---------- MATERIAL SUPPLIED

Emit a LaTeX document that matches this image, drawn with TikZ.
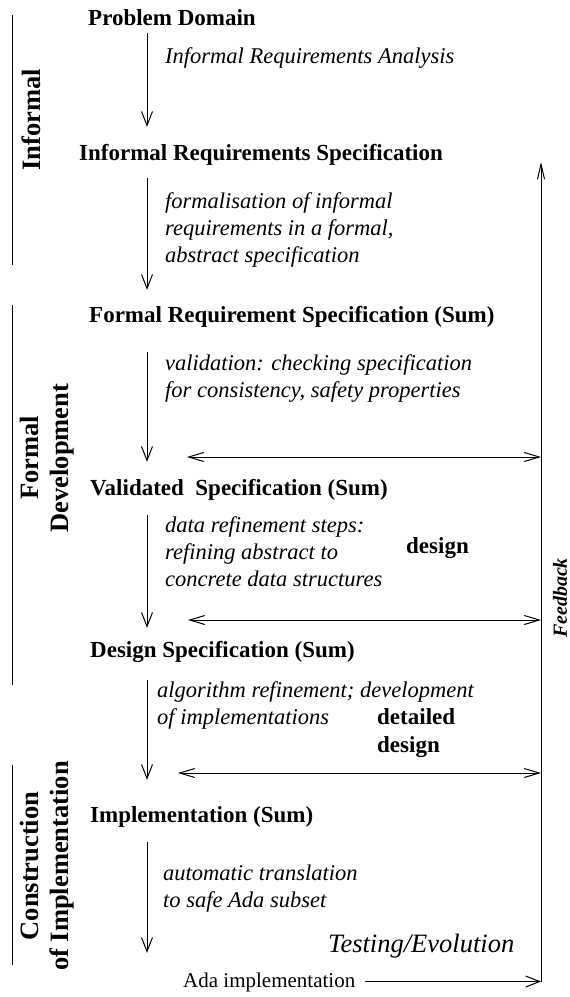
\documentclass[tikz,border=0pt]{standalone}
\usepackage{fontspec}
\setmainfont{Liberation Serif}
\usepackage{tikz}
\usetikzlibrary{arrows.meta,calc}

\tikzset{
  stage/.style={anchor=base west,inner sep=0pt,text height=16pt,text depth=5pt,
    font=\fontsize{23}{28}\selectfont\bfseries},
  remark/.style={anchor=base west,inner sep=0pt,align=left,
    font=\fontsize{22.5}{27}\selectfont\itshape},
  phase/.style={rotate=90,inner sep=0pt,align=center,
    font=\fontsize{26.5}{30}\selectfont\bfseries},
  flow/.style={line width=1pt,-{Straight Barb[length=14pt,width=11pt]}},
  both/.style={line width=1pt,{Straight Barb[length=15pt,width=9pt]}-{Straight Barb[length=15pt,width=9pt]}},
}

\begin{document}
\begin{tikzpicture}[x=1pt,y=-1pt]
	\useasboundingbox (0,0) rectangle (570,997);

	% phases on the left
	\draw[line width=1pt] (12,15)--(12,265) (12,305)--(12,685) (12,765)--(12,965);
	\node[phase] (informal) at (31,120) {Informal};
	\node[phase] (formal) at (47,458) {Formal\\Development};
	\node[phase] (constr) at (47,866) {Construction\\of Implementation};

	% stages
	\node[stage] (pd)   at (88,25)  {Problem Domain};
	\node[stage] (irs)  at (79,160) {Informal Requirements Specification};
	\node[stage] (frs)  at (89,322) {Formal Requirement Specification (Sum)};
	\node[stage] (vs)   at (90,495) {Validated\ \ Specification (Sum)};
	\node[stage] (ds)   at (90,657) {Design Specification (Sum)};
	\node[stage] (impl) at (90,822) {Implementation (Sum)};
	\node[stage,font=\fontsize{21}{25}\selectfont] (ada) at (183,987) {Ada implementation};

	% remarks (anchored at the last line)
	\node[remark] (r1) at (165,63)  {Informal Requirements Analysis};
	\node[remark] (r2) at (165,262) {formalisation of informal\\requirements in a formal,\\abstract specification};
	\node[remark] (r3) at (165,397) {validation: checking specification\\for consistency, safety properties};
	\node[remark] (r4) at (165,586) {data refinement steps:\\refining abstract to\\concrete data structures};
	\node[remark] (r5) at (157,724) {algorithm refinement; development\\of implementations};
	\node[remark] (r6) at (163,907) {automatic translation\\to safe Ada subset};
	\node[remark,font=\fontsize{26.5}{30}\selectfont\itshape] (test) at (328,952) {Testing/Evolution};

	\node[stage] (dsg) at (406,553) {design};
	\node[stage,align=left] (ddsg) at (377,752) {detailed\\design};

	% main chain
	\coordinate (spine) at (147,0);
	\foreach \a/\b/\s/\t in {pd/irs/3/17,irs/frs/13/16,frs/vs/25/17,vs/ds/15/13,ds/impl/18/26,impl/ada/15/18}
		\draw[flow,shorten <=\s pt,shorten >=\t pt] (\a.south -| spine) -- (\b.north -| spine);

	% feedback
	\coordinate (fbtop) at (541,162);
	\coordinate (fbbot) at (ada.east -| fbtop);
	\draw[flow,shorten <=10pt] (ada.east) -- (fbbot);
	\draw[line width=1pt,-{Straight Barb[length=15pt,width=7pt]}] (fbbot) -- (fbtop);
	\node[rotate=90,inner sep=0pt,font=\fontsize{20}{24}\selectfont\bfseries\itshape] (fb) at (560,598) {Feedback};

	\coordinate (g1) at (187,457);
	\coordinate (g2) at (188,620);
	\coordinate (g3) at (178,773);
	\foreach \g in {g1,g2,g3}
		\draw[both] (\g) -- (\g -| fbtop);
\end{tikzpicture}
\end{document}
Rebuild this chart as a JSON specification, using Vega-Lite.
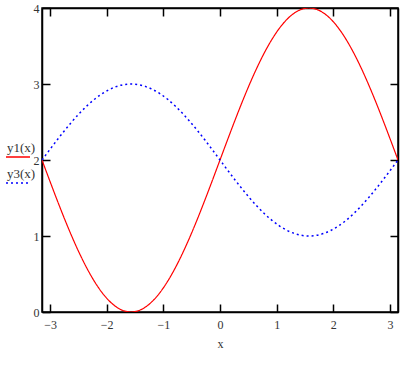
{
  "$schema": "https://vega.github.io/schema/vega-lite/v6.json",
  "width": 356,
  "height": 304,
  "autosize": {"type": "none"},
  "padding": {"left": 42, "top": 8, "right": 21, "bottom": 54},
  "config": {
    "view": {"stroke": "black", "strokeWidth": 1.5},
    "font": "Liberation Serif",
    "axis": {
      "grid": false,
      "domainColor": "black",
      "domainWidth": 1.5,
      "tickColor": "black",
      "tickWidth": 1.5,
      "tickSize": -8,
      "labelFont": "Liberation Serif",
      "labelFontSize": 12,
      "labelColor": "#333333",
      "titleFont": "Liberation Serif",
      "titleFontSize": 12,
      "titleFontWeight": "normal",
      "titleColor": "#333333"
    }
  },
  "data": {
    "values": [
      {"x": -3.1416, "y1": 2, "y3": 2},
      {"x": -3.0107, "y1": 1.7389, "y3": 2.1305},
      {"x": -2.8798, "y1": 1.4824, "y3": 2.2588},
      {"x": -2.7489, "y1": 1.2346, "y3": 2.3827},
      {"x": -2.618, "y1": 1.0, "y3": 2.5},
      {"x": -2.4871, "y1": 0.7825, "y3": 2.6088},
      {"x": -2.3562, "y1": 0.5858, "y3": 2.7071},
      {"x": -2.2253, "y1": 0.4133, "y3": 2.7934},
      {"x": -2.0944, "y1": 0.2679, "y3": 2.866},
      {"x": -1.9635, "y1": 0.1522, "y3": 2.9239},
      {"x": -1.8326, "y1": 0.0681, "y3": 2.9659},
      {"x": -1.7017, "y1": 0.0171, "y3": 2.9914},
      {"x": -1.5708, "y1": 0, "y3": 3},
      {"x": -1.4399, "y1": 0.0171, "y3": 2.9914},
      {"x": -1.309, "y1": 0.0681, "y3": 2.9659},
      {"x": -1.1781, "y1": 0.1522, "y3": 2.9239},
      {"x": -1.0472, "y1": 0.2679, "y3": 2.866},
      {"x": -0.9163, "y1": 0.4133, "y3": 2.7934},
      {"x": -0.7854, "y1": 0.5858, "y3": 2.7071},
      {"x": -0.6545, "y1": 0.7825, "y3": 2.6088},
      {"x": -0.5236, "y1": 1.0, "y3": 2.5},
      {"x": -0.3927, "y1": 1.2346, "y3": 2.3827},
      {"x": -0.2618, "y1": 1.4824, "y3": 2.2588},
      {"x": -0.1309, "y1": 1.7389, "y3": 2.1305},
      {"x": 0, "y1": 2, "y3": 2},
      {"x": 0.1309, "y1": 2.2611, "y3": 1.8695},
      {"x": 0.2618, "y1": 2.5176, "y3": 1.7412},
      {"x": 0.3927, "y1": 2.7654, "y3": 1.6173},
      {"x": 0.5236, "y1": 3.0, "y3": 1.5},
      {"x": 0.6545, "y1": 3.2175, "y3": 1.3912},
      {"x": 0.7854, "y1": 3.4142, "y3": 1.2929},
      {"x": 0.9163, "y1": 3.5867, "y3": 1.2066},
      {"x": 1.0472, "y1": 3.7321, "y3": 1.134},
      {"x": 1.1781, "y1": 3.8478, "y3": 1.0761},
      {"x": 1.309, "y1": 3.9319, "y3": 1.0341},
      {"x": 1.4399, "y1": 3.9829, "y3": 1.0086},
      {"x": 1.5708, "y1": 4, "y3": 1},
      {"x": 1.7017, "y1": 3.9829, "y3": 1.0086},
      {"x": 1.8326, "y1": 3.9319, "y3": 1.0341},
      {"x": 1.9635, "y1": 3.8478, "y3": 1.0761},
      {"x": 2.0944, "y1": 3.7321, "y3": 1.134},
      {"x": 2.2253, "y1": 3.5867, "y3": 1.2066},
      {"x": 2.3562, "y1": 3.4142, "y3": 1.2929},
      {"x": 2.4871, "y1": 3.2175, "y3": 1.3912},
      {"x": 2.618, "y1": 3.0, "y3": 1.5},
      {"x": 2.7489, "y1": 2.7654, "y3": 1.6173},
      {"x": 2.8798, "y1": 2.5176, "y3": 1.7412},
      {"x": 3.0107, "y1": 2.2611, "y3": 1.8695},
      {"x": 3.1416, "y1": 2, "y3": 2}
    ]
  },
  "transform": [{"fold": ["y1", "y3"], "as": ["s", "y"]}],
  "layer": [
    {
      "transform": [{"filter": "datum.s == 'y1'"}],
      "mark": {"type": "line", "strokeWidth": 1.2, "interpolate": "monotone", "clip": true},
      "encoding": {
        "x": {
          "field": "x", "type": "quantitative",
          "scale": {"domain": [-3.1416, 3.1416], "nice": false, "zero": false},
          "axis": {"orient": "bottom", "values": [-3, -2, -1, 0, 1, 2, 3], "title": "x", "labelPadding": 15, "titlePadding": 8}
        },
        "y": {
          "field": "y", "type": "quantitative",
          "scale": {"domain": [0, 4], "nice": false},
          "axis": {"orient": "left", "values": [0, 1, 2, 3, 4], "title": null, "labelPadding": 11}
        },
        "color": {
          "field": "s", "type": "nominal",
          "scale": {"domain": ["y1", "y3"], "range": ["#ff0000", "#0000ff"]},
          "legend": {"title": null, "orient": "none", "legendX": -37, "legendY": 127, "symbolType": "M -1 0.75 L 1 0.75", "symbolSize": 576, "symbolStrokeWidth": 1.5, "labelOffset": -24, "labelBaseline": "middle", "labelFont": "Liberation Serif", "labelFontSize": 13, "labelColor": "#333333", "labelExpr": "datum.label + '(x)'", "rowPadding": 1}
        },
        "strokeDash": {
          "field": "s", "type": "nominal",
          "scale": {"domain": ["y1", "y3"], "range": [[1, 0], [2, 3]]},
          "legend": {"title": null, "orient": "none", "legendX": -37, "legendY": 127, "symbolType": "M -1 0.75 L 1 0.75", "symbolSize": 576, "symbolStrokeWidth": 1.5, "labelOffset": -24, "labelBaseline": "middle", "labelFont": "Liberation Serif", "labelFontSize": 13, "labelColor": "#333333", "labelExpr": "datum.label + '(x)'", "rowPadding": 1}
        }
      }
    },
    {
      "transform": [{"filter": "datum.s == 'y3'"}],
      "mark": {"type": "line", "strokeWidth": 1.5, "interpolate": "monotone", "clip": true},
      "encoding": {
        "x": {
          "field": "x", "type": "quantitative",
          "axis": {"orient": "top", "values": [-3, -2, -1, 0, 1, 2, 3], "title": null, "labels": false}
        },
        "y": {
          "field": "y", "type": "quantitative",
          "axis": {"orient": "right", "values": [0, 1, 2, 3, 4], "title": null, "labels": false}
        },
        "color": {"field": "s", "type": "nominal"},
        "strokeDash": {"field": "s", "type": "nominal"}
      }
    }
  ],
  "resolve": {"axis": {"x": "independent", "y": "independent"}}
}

--------------------
---------- MATERIAL SUPPLIED

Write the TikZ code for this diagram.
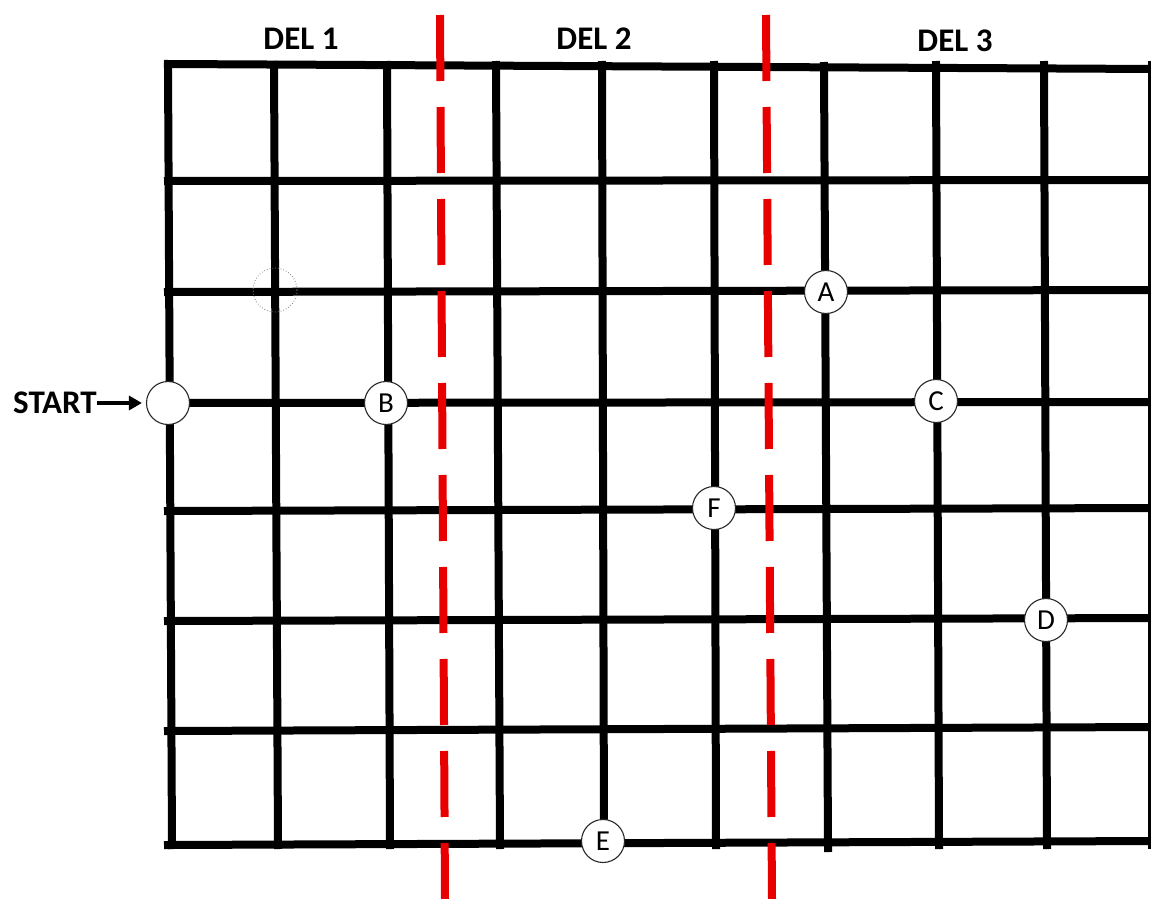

--------------------

State how many lines above include the word "this", and nothing more.

3